Weirdly, the movie now splits into two tracks.  One involves Michael killing folks indiscriminately as he makes his way to the old Myers house.  His victims include young and old, gay and straight, black and white—just to show, one supposes, that he’s an equal-opportunity slaughterer.  The deaths are brutal and gory, less indebted to Carpenter’s original, which relied on suggestion and clever compositions rather than blood and guts, than to the innumerable slasher movies than followed it; and they’re much more numerous (Carpenter made do with four deaths, while the corpses here pile up in such profusion that it would be a tedious business to try to count them).  But since the script gives almost none of the victims anything but the most perfunctory introduction, their demises carry little emotional content. 

Meanwhile Tommy’s band of merry marauders goes berserk, causing the death of a guy who’s escaped from jail (David Lowe)—an event that causes old Leigh Brackett (Charles Cyphers), the former sheriff who’s working security at the hospital, to observe sadly, “Now he’s turned us into monsters!”  Vigilantism is bad, apparently, because it can so easily get out of hand. 

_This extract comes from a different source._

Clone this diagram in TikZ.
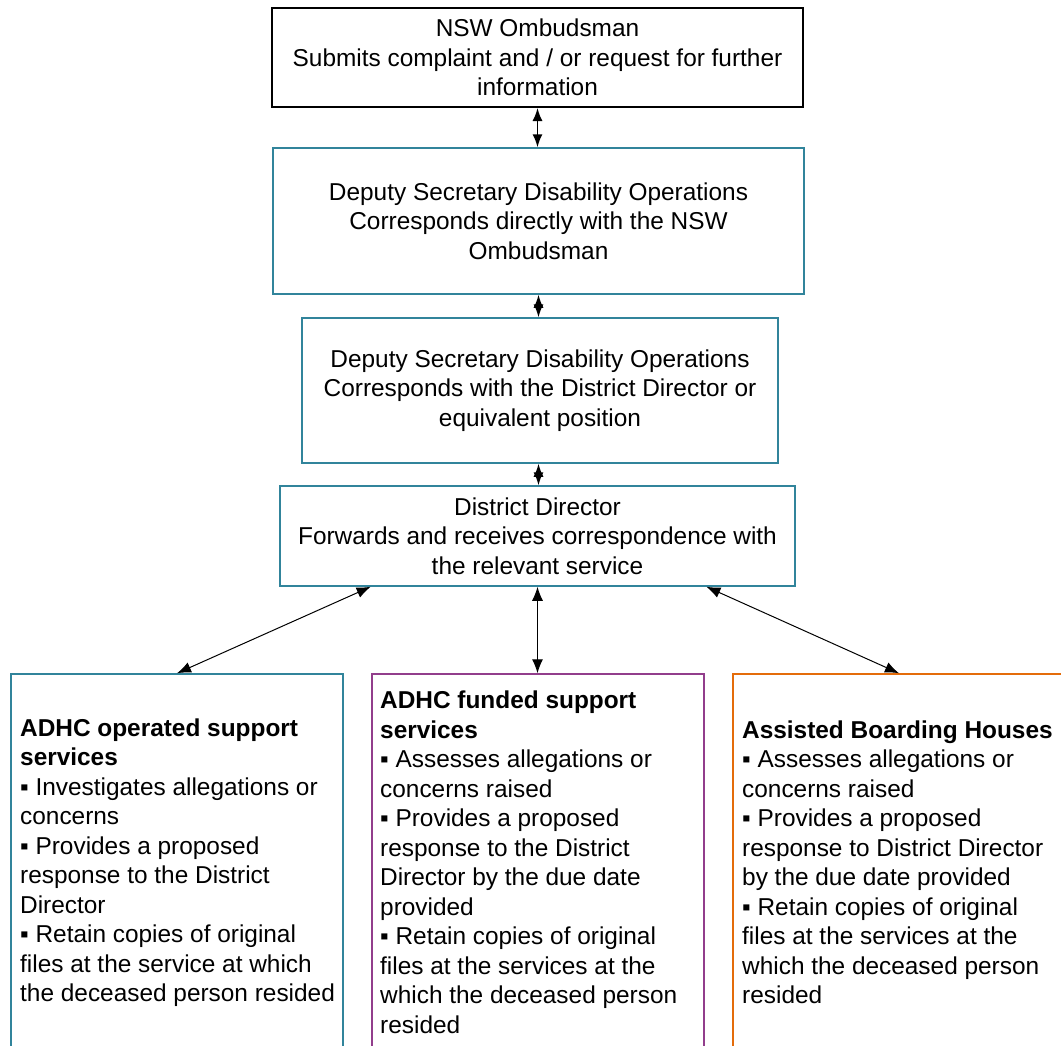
\documentclass[tikz,border=0pt]{standalone}
\usepackage{fontspec}
\setmainfont{Liberation Sans}
\usetikzlibrary{arrows.meta,calc}
\definecolor{tealb}{RGB}{49,132,155}
\definecolor{purpb}{RGB}{146,62,140}
\definecolor{orangeb}{RGB}{228,108,10}
\begin{document}
\begin{tikzpicture}[x=1pt,y=-1pt,
  every node/.style={font=\fontsize{24.4}{29.5}\selectfont},
  topbox/.style={draw=black, line width=2pt, inner sep=0pt, align=center},
  tbox/.style={draw=tealb, line width=1.5pt, inner sep=0pt, align=center},
  svcbox/.style={line width=1.5pt, inner sep=0pt, minimum width=332pt, minimum height=375pt},
  svctext/.style={anchor=west, align=left, inner sep=0pt},
  biarrow/.style={{Latex[length=14pt,width=11pt]}-{Latex[length=14pt,width=11pt]}, line width=1pt},
  bigarrow/.style={{Latex[length=13pt,width=10pt]}-{Latex[length=13pt,width=10pt]}, line width=1.5pt},
]
\clip (0,0) rectangle (1061,1045);
\fill[white] (0,0) rectangle (1061,1045);

\node[topbox, minimum width=531pt, minimum height=99pt] (omb) at (537.5,57.5)
  {NSW Ombudsman\\Submits complaint and / or request for further\\information};
\node[tbox, minimum width=531pt, minimum height=146pt] (ds1) at (538.5,221)
  {Deputy Secretary Disability Operations\\Corresponds directly with the NSW\\Ombudsman};
\node[tbox, minimum width=476pt, minimum height=145pt] (ds2) at (540,390.5)
  {Deputy Secretary Disability Operations\\Corresponds with the District Director or\\equivalent position};
\node[tbox, minimum width=515pt, minimum height=100pt] (dd) at (537.5,536)
  {District Director\\Forwards and receives correspondence with\\the relevant service};

\node[svcbox, draw=tealb] (adhc) at (177,861.5) {};
\node[svcbox, draw=purpb] (fund) at (538,861.5) {};
\node[svcbox, draw=orangeb] (abh) at (899,861.5) {};

\node[svctext] (adhct) at (20,862.5)
  {\textbf{ADHC operated support}\\\textbf{services}\\▪ Investigates allegations or\\concerns\\▪ Provides a proposed\\response to the District\\Director\\▪ Retain copies of original\\files at the service at which\\the deceased person resided};
\node[svctext] (fundt) at (380,862.5)
  {\textbf{ADHC funded support}\\\textbf{services}\\▪ Assesses allegations or\\concerns raised\\▪ Provides a proposed\\response to the District\\Director by the due date\\provided\\▪ Retain copies of original\\files at the services at the\\which the deceased person\\resided};
\node[svctext] (abht) at (742,862.5)
  {\textbf{Assisted Boarding Houses}\\▪ Assesses allegations or\\concerns raised\\▪ Provides a proposed\\response to District Director\\by the due date provided\\▪ Retain copies of original\\files at the services at the\\which the deceased person\\resided};

\draw[bigarrow] (omb.south) -- (omb.south |- ds1.north);
\draw[bigarrow] (ds1.south) -- (ds1.south |- ds2.north);
\draw[bigarrow] (ds1.south |- ds2.south) -- (ds1.south |- dd.north);
\draw[biarrow] ($(dd.south west)!0.177!(dd.south east)$) -- (adhc.north);
\draw[biarrow] (dd.south) -- (dd.south |- fund.north);
\draw[biarrow] ($(dd.south west)!0.827!(dd.south east)$) -- (abh.north);
\end{tikzpicture}
\end{document}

That doesn’t stop everybody from congregating at the Myers house, where Michael has offed its new owners, a gay couple (Scott MacArthur and Michael McDonald) who get a bit more screen time than most of the other victims.  As usual, he’s apparently killed, but really isn’t, and mows down virtually all his pursuers before reclaiming his old room in expectation of the next sequel.  Of course, Laurie and Hawkins are still recuperating to prepare for it as well.          

The 2018 “Halloween” couldn’t match the original, and fed into the contemporary appetite for carnage, but it had a certain discretion and cleverness to it.  “Halloween Kills” lacks both, becoming as nasty and dumb as the myriad sequels and clones that followed clumsily in the footsteps of Carpenter’s picture.  Technically it’s a step above bargain-basement grade—Richard A. Wright’s production design and Michael Simmonds’ cinematography are at least professional, and Christopher Nelson’s makeup effects are splashy enough to appease the carnage crowd; and while Tim Alverson’s editing has its sloppy moments, it does a reasonably good job of distinguishing among the large ensemble cast.  The score wisely uses Carpenter’s creepy music for the 1978 movie as its basis.

The acting, as usual in such gorefests, is of minimal concern.  Curtis’s contribution is limited to shrieking and suffering; one scene, in which she injects herself with a syringe, is silly and embarrassing.  Patton adds a few grace notes, as does Mann; but Hall is one-note blustery, and neither Greer nor Matichak gets beyond the rote.  Nobody else registers as anything but lambs being led to slaughter.

Green has made some interesting films, and his first stab at “Halloween” was much better than anyone might have expected.  But this sequel is no more than a hack job, no better than the slew of awful sequels to Carpenter’s original that its predecessor swept aside.